Task goal >>
Your output is the lines from the first one to the one containing "import numpy as np", repeated exactly, with images left out.

>> Begin Record set

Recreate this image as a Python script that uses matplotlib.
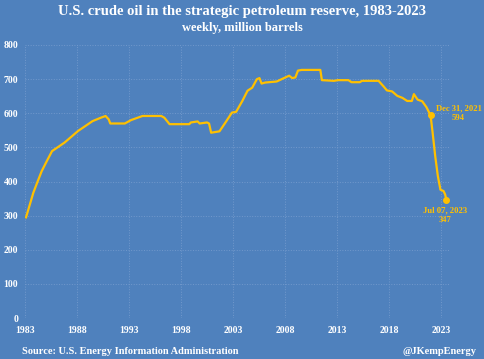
import matplotlib.pyplot as plt
import numpy as np

# weekly SPR stocks, million barrels (decimal years)
years = [1983.1, 1983.8, 1984.1, 1984.6, 1985.1, 1985.6, 1986.8, 1988.1, 1989.5, 1990.3,
         1990.75, 1991.05, 1991.2, 1992.6, 1993.2, 1994.3, 1996.1, 1996.4, 1996.9, 1998.8,
         1998.95, 1999.6, 1999.8, 2000.5, 2000.7, 2000.9, 2001.7, 2002.3, 2002.9, 2003.3,
         2003.9, 2004.4, 2004.85, 2005.3, 2005.55, 2005.75, 2006.1, 2007.2, 2007.9, 2008.4,
         2008.7, 2009.0, 2009.25, 2009.6, 2011.4, 2011.55, 2012.7, 2013.1, 2014.1, 2014.4,
         2015.2, 2015.4, 2017.0, 2017.5, 2017.8, 2018.3, 2018.8, 2019.3, 2019.75, 2020.2,
         2020.4, 2020.75, 2021.2, 2021.6, 2022.0, 2022.2, 2022.45, 2022.7, 2022.95, 2023.25,
         2023.4, 2023.52]
stocks = [295, 367, 391, 430, 460, 489, 514, 548, 577, 587,
          592, 582, 570, 570, 580, 592, 592, 587, 568, 568,
          573, 576, 570, 573, 570, 543, 547, 574, 602, 604,
          636, 666, 675, 700, 703, 687, 690, 693, 703, 710,
          703, 705, 725, 727, 727, 697, 695, 697, 697, 691,
          691, 695, 695, 678, 667, 664, 651, 645, 636, 636,
          656, 640, 635, 618, 594, 543, 474, 416, 376, 372,
          362, 347]

marks_x = [2022.0, 2023.52]
marks_y = [594, 347]
marks_lbl = ["Dec 31, 2021\n594", "Jul 07, 2023\n347"]

xticks = [1983, 1988, 1993, 1998, 2003, 2008, 2013, 2018, 2023]
yticks = np.arange(0, 801, 100)

bg = '#4f81bd'
gold = '#ffc000'
plt.rcParams['font.family'] = ['Liberation Serif', 'DejaVu Serif']

fig = plt.figure(figsize=(4.85, 3.59), dpi=100, facecolor=bg)
ax = fig.add_axes([25/485, 1-318/359, (450-25)/485, (318-45)/359])
ax.set_facecolor(bg)

ax.plot(years, stocks, color=gold, lw=1.6, zorder=3)
ax.plot(marks_x, marks_y, 'o', color=gold, ms=4, zorder=4)
ax.text(marks_x[0] + 2.7, marks_y[0] + 6, marks_lbl[0], color=gold, fontsize=6.2,
        fontweight='bold', ha='center', va='center', linespacing=1.2)
ax.text(marks_x[1] - 0.1, marks_y[1] - 45, marks_lbl[1], color=gold, fontsize=6.2,
        fontweight='bold', ha='center', va='center', linespacing=1.2)

ax.set_xlim(1983, 2023.87)
ax.set_ylim(0, 800)
ax.set_xticks(xticks)
ax.set_yticks(yticks)
ax.grid(True, color='#7299cc', ls=':', lw=0.7)
for s in ax.spines.values():
    s.set_visible(False)
ax.tick_params(length=0, colors='white', labelsize=7)
ax.tick_params(axis='y', pad=5)
ax.tick_params(axis='x', pad=6)
for lab in ax.get_xticklabels() + ax.get_yticklabels():
    lab.set_fontweight('bold')

fig.text(0.5, 1-12/359, "U.S. crude oil in the strategic petroleum reserve, 1983-2023",
         color='white', fontsize=10.5, fontweight='bold', ha='center', va='center')
fig.text(0.5, 1-28/359, "weekly, million barrels", color='white', fontsize=9,
         fontweight='bold', ha='center', va='center')
fig.text(22/485, 1-352/359, "Source: U.S. Energy Information Administration",
         color='white', fontsize=7.5, fontweight='bold', ha='left', va='center')
fig.text(477/485, 1-352/359, "@JKempEnergy", color='white', fontsize=7.5,
         fontweight='bold', ha='right', va='center')

fig.savefig('out.png', dpi=100, facecolor=bg)
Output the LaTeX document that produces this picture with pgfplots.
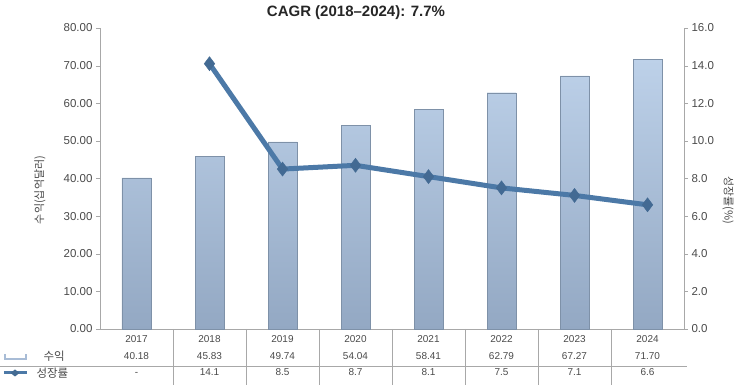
\documentclass[border=0pt]{standalone}
\usepackage{pgfplots}
\pgfplotsset{compat=1.18}
\usepackage{fontspec}
\setmainfont{Liberation Sans}
\newfontfamily\kr{Noto Sans CJK KR}
\definecolor{bartop}{HTML}{BDD1E9}
\definecolor{barbot}{HTML}{93A8C3}
\definecolor{barline}{HTML}{7E91A8}
\definecolor{linec}{HTML}{4C79A7}
\definecolor{axc}{HTML}{A8A8A8}
\definecolor{txt}{HTML}{4A4A4A}
\begin{document}
\begin{tikzpicture}[font=\fontsize{10}{11}\selectfont]
\begin{axis}[name=ax, scale only axis, width=584pt, height=301pt,
  xmin=-0.5, xmax=7.5, ymin=0, ymax=80, ytick={0,10,...,80},
  axis y line*=left, axis x line*=bottom,
  axis line style={draw=axc, line width=0.8pt},
  every outer x axis line/.style={draw=axc},
  every outer y axis line/.style={draw=axc},
  xtick={0,...,7},
  xticklabels={{2017\\[6pt]40.18\\[5pt]-},{2018\\[6pt]45.83\\[5pt]14.1},{2019\\[6pt]49.74\\[5pt]8.5},{2020\\[6pt]54.04\\[5pt]8.7},{2021\\[6pt]58.41\\[5pt]8.1},{2022\\[6pt]62.79\\[5pt]7.5},{2023\\[6pt]67.27\\[5pt]7.1},{2024\\[6pt]71.70\\[5pt]6.6}},
  x tick label style={align=center, text=txt, yshift=1pt},
  major x tick style={draw=none},
  y tick label style={text=txt, font=\fontsize{11.5}{12}\selectfont},
  major y tick style={draw=axc},
  tick align=outside, major tick length=4pt,
  yticklabel style={/pgf/number format/.cd, fixed, fixed zerofill, precision=2, assume math mode=true},
  clip=false]
\addplot[ybar, bar width=29pt, draw=barline, top color=bartop, bottom color=barbot]
  coordinates {(0,40.18) (1,45.83) (2,49.74) (3,54.04) (4,58.41) (5,62.79) (6,67.27) (7,71.70)};
\end{axis}
\begin{axis}[scale only axis, width=584pt, height=301pt,
  xmin=-0.5, xmax=7.5, ymin=0, ymax=16, ytick={0,2,...,16},
  axis y line*=right, axis x line=none,
  axis line style={draw=axc, line width=0.8pt},
  every outer y axis line/.style={draw=axc},
  y tick label style={text=txt, font=\fontsize{11.5}{12}\selectfont},
  major y tick style={draw=axc},
  tick align=outside, major tick length=4pt,
  yticklabel style={/pgf/number format/.cd, fixed, fixed zerofill, precision=1, assume math mode=true},
  clip=false]
\addplot[linec, line width=5pt, mark=diamond*, mark size=7pt, mark options={fill=linec!88!black, draw=linec!88!black, line width=0.5pt}]
  coordinates {(1,14.1) (2,8.5) (3,8.7) (4,8.1) (5,7.5) (6,7.1) (7,6.6)};
\end{axis}
% table grid
\foreach \k in {1,...,7} {
  \draw[axc, line width=0.6pt] ([xshift=\k*73pt]ax.south west) -- ++(0,-56pt);
}
\draw[axc, line width=0.6pt] ([shift={(-100pt,-37pt)}]ax.south west) -- ++(687pt,0);
% row headers
\node[anchor=west, text=txt, font=\fontsize{11.5}{12}\selectfont] at ([shift={(-60pt,-27pt)}]ax.south west) {\kr 수익};
\node[anchor=west, text=txt, font=\fontsize{11.5}{12}\selectfont] at ([shift={(-67pt,-44pt)}]ax.south west) {\kr 성장률};
\draw[bartop!50!barbot, line width=1.2pt] ([shift={(-95pt,-25pt)}]ax.south west) -- ++(0,-5pt) -- ++(21pt,0) -- ++(0,5pt);
\draw[linec, line width=3pt] ([shift={(-96pt,-44pt)}]ax.south west) -- ++(23pt,0);
\fill[linec!88!black] ([shift={(-85pt,-44pt)}]ax.south west) ++(-4.5pt,0) -- ++(4.5pt,3.5pt) -- ++(4.5pt,-3.5pt) -- ++(-4.5pt,-3.5pt) -- cycle;
% axis titles
\node[rotate=90, text=txt, font=\fontsize{11}{12}\selectfont] at ([xshift=-60pt,yshift=-11.5pt]ax.west) {\kr 수익(십억달러)};
\node[rotate=-90, text=txt, font=\fontsize{11}{12}\selectfont] at ([xshift=44pt,yshift=-21.5pt]ax.east) {\kr 성장률(\%)};
\node[font=\bfseries\fontsize{15}{17}\selectfont, text=black!85] at ([xshift=-36pt,yshift=15pt]ax.north) {CAGR (2018–2024): 7.7\%};
\pgfresetboundingbox
\path[use as bounding box] ([shift={(-100pt,-56pt)}]ax.south west) rectangle ([shift={(65pt,28pt)}]ax.north east);
\end{tikzpicture}
\end{document}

>> End Record set

Exercise result >>
Recreate this image as a Python script that uses matplotlib.
import matplotlib.pyplot as plt
import numpy as np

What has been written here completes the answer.